* [Problem description]: Examine each line of the data. Copy those that contain the string "this".

* [Records supplied]:
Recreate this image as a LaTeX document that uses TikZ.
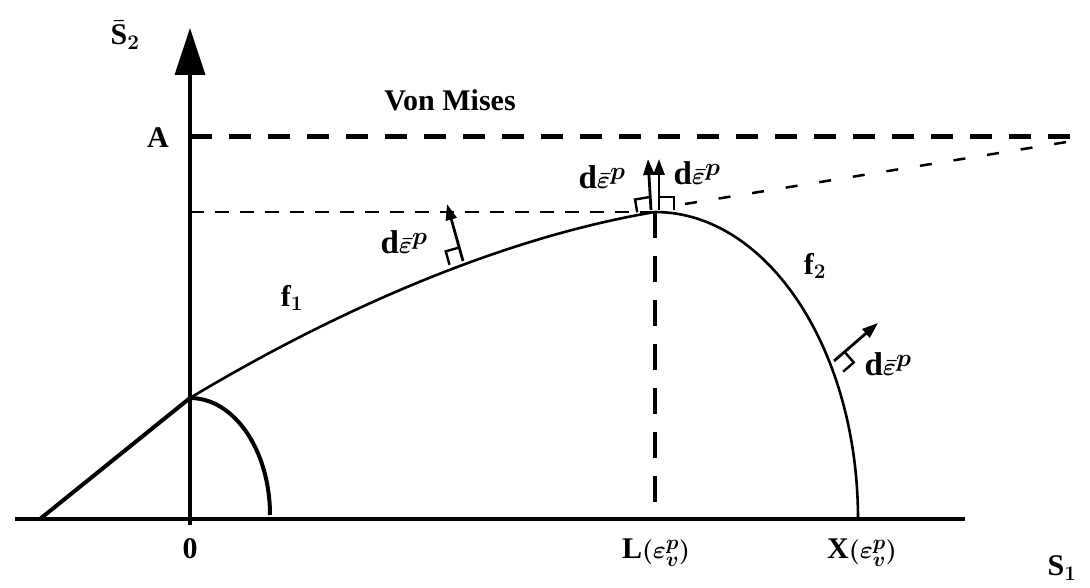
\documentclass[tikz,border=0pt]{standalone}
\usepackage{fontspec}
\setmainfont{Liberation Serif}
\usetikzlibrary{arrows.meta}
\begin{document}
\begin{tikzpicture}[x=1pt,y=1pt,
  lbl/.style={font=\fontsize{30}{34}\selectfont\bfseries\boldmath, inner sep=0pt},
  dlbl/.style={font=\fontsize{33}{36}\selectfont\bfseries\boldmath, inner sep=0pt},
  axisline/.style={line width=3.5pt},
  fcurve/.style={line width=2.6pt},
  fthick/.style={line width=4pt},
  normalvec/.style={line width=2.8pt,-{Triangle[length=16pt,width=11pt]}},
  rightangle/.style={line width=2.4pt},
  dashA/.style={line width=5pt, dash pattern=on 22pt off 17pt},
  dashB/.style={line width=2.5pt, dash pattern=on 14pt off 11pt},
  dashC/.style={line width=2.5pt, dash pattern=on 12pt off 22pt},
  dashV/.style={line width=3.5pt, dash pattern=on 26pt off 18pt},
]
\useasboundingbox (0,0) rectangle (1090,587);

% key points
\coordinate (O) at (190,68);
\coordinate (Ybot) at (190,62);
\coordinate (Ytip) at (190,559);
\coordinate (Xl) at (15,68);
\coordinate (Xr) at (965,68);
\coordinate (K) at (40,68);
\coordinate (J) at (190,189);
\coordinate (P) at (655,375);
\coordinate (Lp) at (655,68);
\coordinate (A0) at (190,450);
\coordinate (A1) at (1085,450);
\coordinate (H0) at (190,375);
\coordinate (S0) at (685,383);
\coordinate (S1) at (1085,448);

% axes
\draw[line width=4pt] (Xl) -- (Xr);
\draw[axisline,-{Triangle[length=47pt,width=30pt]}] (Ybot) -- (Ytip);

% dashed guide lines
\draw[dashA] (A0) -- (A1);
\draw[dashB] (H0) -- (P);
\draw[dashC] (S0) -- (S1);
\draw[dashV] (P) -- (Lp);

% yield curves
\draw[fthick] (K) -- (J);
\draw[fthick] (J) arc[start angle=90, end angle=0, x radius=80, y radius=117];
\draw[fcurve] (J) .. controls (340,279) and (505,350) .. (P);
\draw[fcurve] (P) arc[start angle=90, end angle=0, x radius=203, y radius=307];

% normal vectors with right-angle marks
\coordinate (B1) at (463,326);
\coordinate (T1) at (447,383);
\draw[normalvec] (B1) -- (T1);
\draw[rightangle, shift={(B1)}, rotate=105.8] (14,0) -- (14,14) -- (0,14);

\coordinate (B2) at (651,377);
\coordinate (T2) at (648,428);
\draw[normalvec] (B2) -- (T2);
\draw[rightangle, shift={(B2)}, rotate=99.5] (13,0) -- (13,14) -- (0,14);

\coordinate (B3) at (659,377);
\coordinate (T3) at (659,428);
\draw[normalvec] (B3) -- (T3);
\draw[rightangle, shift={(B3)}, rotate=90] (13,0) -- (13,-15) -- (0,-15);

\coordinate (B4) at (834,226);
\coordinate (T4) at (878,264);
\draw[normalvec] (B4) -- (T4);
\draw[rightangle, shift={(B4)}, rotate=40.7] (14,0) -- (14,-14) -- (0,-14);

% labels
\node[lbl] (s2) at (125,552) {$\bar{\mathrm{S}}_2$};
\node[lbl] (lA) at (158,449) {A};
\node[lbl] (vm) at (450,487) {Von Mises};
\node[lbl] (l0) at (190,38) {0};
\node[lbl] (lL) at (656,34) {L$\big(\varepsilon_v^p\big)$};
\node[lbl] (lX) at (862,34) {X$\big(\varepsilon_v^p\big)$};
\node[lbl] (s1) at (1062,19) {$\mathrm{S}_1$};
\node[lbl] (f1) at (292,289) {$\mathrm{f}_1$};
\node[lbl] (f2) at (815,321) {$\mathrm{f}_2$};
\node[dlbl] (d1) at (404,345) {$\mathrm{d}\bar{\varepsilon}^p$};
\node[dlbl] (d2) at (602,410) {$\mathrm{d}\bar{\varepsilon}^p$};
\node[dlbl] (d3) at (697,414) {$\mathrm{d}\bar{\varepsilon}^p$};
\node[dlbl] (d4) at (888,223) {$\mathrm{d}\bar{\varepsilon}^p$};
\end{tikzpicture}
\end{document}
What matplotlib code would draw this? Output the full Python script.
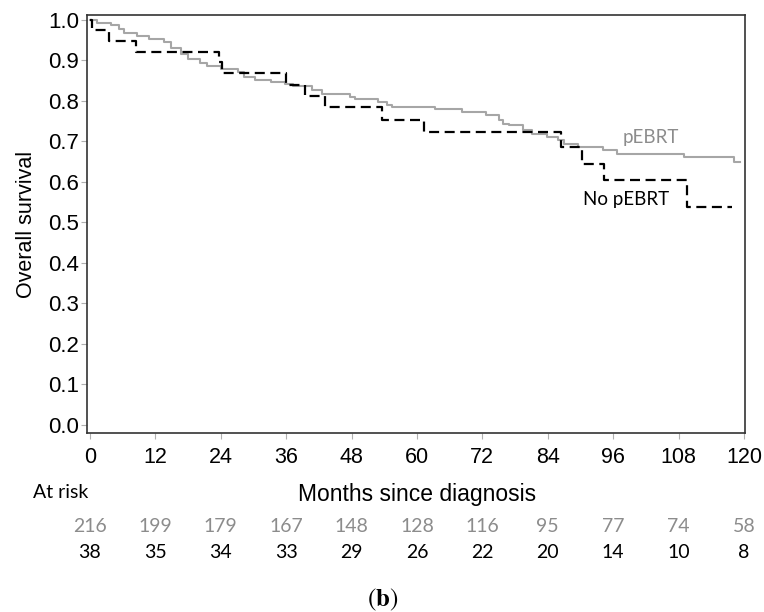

* [Correct output]:
Recreate this image as a LaTeX document that uses TikZ.
What matplotlib code would draw this? Output the full Python script.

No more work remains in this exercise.